Plusieurs textes de loi ont été mis sur la table des députés, depuis deux mois. Le premier visait à enregistrer comme « agents étrangers » les organisations touchant des fonds de l’extérieur. Un deuxième, à l’initiative de plusieurs députés de la droite radicale et religieuse, réclamait l’interdiction de Rompre le silence, qualifiée d’« organisation subversive voulant changer la politique d’Israël par des méthodes non démocratiques ». Un troisième projet a été avancé par la ministre de la justice, Ayelet Shaked. Ce texte, prétendument « de transparence », pas encore soumis au vote, prévoit que les ONG recevant plus de la moitié de leur financement de gouvernements étrangers devront le mentionner dans leurs rapports officiels et leurs représentants seront obligés de porter un badge spécial au Parlement. Le premier ministre, Benyamin Nétanyahou, a fait retirer cet avilissement vestimentaire. Mais l’essentiel demeure : une volonté de marquer au fer rouge. « On publie déjà tous les trois mois sur notre site la liste de nos dotations », souligne Yuli Novak.

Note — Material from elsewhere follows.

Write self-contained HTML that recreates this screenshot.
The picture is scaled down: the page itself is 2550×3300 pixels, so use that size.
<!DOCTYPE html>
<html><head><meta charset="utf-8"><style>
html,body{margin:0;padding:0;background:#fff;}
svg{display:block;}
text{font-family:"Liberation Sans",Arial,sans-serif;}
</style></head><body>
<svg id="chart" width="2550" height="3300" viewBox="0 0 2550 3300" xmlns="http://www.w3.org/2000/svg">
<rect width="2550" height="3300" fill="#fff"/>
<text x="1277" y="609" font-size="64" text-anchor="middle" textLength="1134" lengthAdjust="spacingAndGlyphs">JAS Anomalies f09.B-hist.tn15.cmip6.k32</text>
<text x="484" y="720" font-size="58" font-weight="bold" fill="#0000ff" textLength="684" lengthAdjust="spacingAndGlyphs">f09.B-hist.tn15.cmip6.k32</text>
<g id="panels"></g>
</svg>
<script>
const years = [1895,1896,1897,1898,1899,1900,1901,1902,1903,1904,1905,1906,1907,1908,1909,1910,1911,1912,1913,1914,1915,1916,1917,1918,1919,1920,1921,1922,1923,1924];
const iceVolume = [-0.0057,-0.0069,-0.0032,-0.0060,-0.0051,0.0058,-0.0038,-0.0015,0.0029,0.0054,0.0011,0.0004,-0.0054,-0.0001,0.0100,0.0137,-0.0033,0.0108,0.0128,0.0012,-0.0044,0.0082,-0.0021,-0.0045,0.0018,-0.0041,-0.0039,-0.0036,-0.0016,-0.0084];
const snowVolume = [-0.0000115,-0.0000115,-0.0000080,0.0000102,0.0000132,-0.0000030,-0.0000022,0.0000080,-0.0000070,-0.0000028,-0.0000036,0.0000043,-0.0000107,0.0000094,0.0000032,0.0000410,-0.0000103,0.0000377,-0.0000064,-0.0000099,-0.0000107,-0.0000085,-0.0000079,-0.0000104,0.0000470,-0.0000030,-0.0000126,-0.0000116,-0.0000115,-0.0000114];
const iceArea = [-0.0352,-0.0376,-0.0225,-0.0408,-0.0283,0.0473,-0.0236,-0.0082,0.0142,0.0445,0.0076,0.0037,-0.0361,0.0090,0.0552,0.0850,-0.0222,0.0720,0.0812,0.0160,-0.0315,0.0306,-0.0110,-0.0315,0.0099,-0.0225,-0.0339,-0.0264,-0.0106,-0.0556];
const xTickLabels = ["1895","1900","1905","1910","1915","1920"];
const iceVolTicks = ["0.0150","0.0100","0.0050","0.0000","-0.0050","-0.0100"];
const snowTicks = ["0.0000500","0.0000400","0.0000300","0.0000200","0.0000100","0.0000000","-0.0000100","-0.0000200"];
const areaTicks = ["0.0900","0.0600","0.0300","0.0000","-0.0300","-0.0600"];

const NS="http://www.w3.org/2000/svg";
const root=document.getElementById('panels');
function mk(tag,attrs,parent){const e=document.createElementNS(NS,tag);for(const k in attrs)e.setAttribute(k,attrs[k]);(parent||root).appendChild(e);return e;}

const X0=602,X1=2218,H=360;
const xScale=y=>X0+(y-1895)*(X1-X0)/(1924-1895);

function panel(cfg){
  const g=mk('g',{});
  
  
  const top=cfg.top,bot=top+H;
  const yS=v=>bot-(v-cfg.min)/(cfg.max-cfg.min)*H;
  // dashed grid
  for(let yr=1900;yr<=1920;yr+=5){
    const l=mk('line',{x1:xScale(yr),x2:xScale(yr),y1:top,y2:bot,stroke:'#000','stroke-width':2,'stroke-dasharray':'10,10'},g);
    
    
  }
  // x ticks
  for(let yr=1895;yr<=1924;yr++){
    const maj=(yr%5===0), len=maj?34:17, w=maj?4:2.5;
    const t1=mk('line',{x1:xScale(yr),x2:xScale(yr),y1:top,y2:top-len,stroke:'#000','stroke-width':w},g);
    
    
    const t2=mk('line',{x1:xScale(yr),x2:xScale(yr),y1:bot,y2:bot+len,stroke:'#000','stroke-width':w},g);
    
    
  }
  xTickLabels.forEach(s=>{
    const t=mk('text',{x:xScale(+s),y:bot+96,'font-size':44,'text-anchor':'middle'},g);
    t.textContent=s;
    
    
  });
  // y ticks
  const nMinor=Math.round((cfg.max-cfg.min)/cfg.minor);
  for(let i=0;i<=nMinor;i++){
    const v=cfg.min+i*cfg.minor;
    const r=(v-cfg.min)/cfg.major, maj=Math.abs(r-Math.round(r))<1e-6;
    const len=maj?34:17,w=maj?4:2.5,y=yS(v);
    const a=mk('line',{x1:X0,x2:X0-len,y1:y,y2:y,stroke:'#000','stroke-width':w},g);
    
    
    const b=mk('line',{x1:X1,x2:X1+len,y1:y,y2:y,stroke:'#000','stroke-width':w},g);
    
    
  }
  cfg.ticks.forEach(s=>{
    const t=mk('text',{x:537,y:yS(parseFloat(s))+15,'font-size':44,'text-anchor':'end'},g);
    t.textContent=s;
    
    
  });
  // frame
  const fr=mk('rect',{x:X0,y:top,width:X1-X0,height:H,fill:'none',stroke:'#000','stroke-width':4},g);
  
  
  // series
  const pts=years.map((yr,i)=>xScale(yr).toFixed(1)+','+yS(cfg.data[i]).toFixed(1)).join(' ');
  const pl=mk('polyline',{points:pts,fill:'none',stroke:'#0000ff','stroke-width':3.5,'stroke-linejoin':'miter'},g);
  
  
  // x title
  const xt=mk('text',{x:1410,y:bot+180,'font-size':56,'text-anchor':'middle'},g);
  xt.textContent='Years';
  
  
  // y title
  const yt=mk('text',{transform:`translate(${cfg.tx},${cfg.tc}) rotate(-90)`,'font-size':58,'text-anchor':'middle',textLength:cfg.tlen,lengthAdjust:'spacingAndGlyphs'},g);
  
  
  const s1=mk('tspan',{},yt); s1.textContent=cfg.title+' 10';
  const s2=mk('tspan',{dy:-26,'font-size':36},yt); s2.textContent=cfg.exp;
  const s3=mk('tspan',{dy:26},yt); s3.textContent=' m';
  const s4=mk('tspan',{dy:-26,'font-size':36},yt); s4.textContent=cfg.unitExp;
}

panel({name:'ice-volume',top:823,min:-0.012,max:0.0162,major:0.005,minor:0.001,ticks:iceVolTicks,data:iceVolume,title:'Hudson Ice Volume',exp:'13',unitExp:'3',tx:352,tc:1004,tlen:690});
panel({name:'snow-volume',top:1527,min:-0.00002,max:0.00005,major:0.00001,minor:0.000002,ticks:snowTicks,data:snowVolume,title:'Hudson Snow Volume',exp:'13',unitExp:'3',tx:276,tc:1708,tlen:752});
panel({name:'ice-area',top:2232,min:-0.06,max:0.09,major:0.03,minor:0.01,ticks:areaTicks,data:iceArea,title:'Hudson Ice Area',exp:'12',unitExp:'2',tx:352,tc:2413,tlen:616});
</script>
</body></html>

Nétanyahou, ennemi numéro un

Enfin, la ministre de la culture, Miri Regev, veut que son administration ait la possibilité de couper tout financement public pour les institutions qui se rendraient coupables d’outrage contre l’Etat, saliraient ses symboles ou nieraient l’existence d’Israël comme Etat juif et démocratique. Il y a quelques mois, la ministre avait menacé de retirer les fonds attribués à un cinéma de Tel-Aviv qui devait organiser un festival consacré à la Nakba, « la grande catastrophe » en arabe, c’est-à-dire l’exode des Palestiniens lors de la guerre israélo-arabe de 1948.

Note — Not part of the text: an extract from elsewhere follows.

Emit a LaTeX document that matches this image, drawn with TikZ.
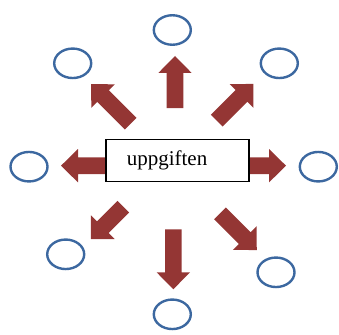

Rompre le silence est la cible numéro un de la droite nationaliste. Cette organisation de vétérans de l’armée, créée en 2004, concentre les attaques. Ses rapports reposent sur les témoignages anonymes – pour des raisons évidentes de sécurité et d’obligation de réserve – de soldats déployés en Cisjordanie ou dans les guerres successives dans la bande de Gaza. Le dernier rapport, publié en avril 2015, mettait au jour de graves allégations de crimes de guerre pendant l’opération « Bordure protectrice » à l’été 2014. En portant atteinte à l’image de l’armée israélienne – la « plus morale du monde », selon ses avocats zélés –, Rompre le silence commet donc en quelque sorte le plus grand des blasphèmes civiques.

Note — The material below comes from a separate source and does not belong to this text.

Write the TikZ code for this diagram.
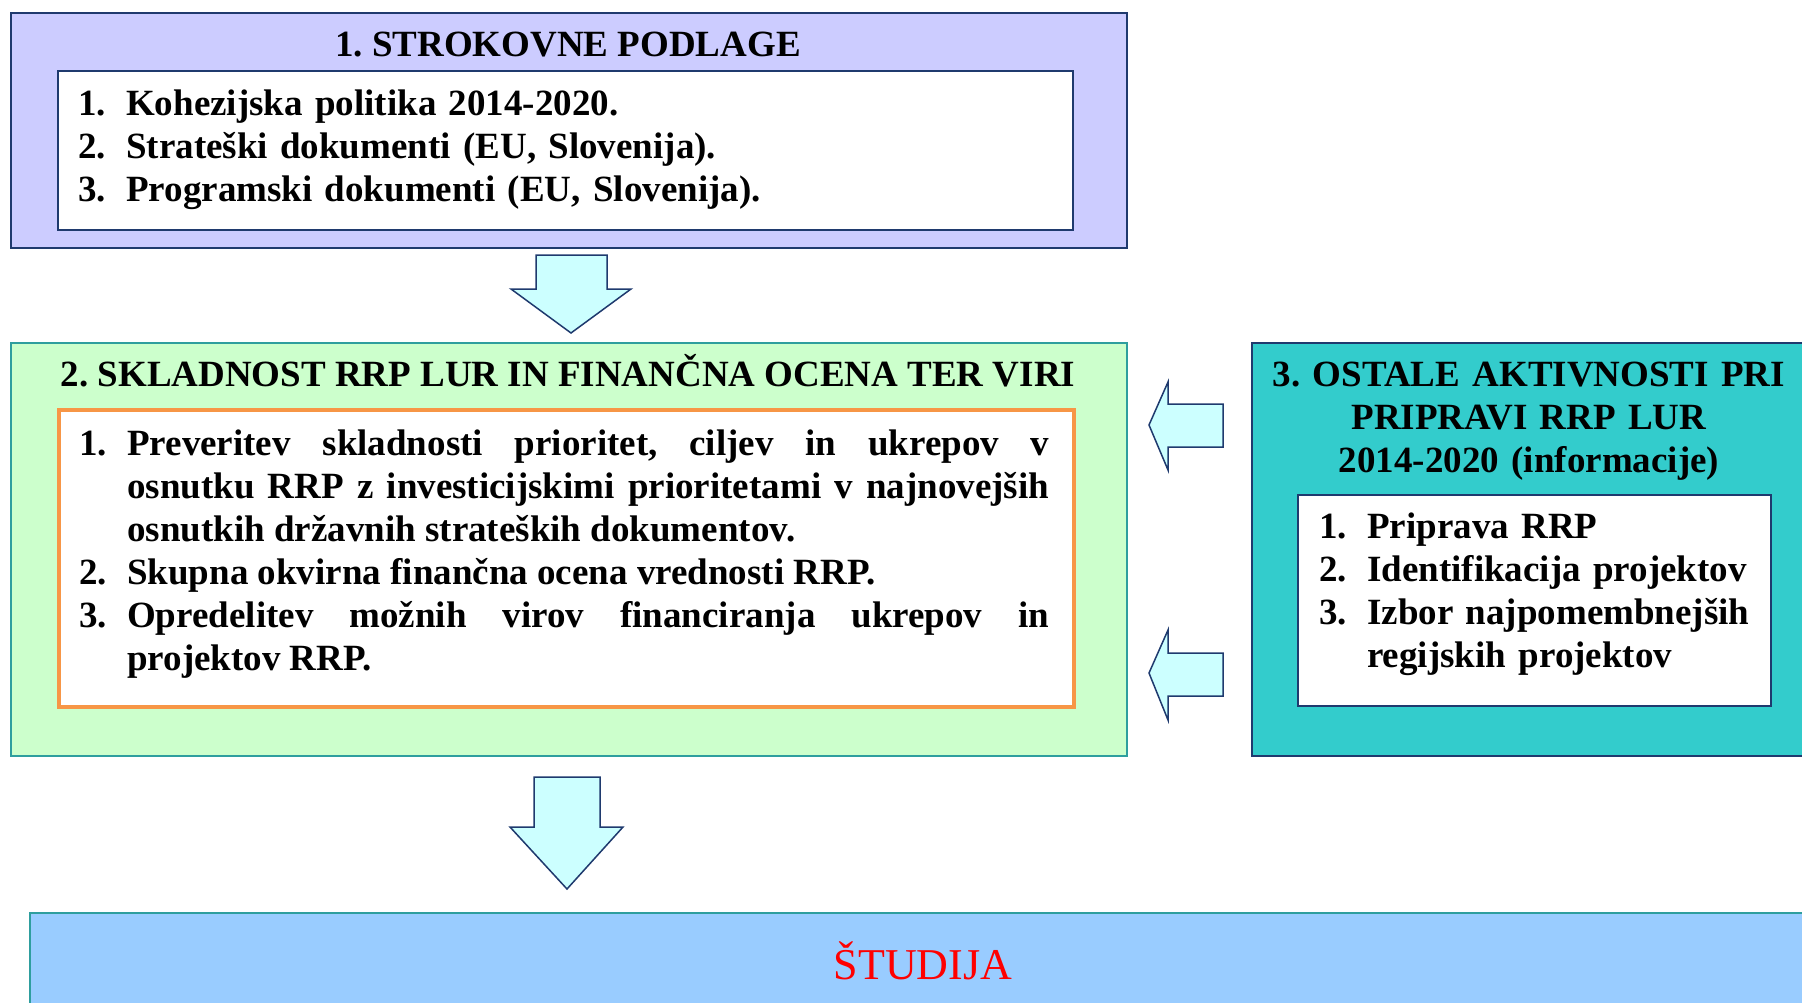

La détermination de la droite radicale à détruire Rompre le silence dépasse largement le cadre des réseaux sociaux. Selon Yuli Novak, deux taupes ont été découvertes à l’intérieur de l’organisation. Depuis près d’un an et demi, ces hommes mandatés par une organisation d’extrême droite travaillaient comme volontaires après s’être présentés comme de simples soldats ayant un témoignage à apporter. « Ils ont passé des centaines d’heures avec nous, ils ont participé à des tournées et des conférences, ils ont pénétré dans nos domiciles, comme des amis, et ont enregistré nos conversations, qui seront un jour publiées, dit Yuli Novak. C’est très douloureux. Ces méthodes ont pour but de créer de la paranoïa et de la peur, pour qu’on se consume de l’intérieur. »

Le 28 janvier, Benyamin Nétanyahou s’est posé en adversaire numéro un de Rompre le silence, tout en prenant se distances avec la campagne orchestrée par Im Tirtzu. « Je ne suis pas d’accord avec l’emploi du mot “traître” pour ceux qui sont en désaccord avec moi mais, en même temps, je m’oppose à Rompre le silence, qui diffame Israël à l’étranger. » Deux semaines plus tôt, à la Knesset, le chef du gouvernement a appelé Isaac Herzog, le leader travailliste, à condamner l’ONG. Isaac Herzog a répondu : « Je suis dégoûté par ces opinions, mais je me battrai pour permettre aux gens de les exprimer. » Un soutien le nez bouché, qui exaspère les défenseurs des droits de l’homme, déçus de longue date par cette gauche si difficile à distinguer de la droite.